Problem requirements
Copy out all lines carrying the word "this".

Data excerpts
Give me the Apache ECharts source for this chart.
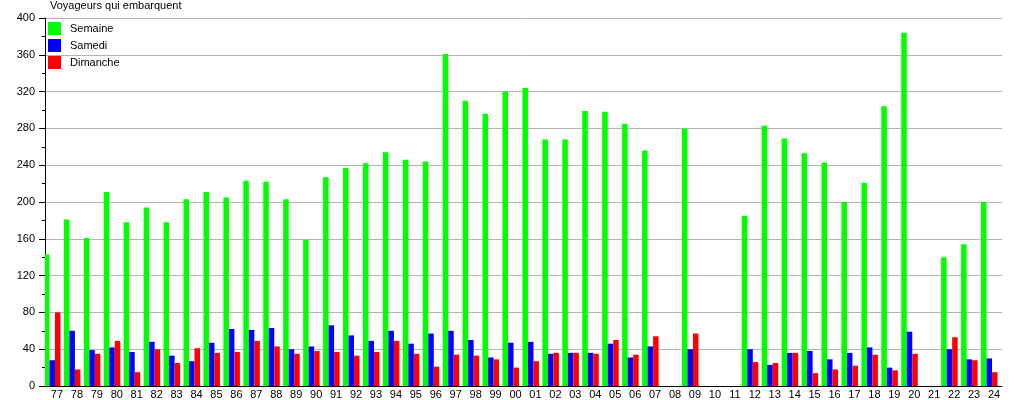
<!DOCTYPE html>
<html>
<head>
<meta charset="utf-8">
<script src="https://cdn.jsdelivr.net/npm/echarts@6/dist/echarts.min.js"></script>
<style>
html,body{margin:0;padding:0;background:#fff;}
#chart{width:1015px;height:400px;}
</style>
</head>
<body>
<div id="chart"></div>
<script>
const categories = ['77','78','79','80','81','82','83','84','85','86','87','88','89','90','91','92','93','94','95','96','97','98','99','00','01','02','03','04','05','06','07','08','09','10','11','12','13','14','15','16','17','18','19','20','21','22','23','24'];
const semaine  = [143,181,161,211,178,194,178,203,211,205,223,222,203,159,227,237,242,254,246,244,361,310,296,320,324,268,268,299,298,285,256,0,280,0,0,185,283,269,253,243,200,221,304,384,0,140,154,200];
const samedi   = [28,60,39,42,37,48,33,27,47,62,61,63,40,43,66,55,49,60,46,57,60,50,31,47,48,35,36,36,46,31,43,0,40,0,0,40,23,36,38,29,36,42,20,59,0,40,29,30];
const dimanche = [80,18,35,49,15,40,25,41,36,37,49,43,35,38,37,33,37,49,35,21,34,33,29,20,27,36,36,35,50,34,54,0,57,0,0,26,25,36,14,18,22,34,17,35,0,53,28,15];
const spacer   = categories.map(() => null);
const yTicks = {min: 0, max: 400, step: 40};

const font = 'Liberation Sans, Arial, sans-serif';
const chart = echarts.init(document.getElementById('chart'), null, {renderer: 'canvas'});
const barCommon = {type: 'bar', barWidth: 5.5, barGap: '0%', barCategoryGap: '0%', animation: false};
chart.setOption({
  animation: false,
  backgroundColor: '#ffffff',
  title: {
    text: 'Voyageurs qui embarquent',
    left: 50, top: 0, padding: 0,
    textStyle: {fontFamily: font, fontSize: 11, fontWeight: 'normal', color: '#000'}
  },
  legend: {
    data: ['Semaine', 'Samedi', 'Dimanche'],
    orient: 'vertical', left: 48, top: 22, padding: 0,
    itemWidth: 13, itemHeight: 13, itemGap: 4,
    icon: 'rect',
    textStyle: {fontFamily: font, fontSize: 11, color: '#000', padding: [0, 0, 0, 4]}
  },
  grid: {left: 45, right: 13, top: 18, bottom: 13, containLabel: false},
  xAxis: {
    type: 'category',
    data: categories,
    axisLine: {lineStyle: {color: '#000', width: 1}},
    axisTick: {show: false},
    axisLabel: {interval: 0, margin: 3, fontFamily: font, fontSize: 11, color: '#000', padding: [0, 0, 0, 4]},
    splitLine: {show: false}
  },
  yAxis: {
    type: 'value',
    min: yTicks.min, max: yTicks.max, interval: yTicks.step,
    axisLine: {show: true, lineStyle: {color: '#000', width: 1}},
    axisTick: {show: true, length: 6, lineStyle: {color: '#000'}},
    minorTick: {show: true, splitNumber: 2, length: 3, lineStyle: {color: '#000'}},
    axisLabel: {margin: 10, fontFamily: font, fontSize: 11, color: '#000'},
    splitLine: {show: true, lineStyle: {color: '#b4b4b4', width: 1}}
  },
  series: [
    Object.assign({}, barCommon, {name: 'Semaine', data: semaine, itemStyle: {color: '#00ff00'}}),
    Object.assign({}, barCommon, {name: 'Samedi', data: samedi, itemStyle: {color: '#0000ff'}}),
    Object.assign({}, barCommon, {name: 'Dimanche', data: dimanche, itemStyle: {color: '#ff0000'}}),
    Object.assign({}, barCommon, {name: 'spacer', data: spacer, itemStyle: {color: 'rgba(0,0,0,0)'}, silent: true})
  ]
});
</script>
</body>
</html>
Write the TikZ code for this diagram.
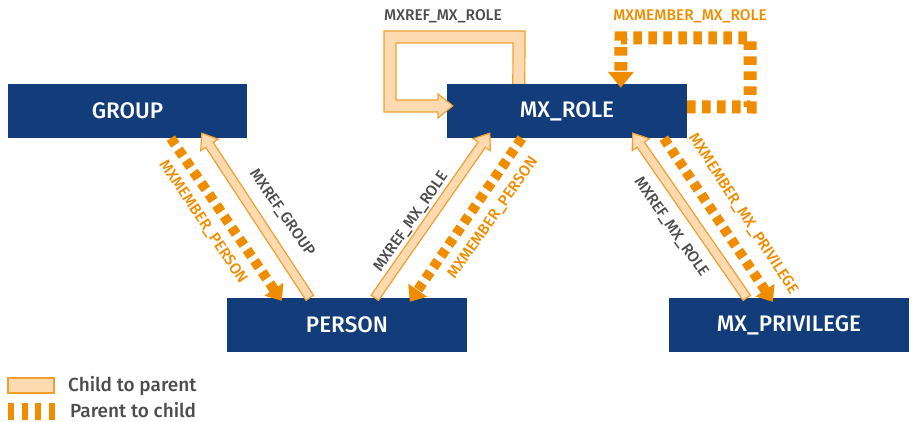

Expected answer
Give me the Apache ECharts source for this chart.
Write the TikZ code for this diagram.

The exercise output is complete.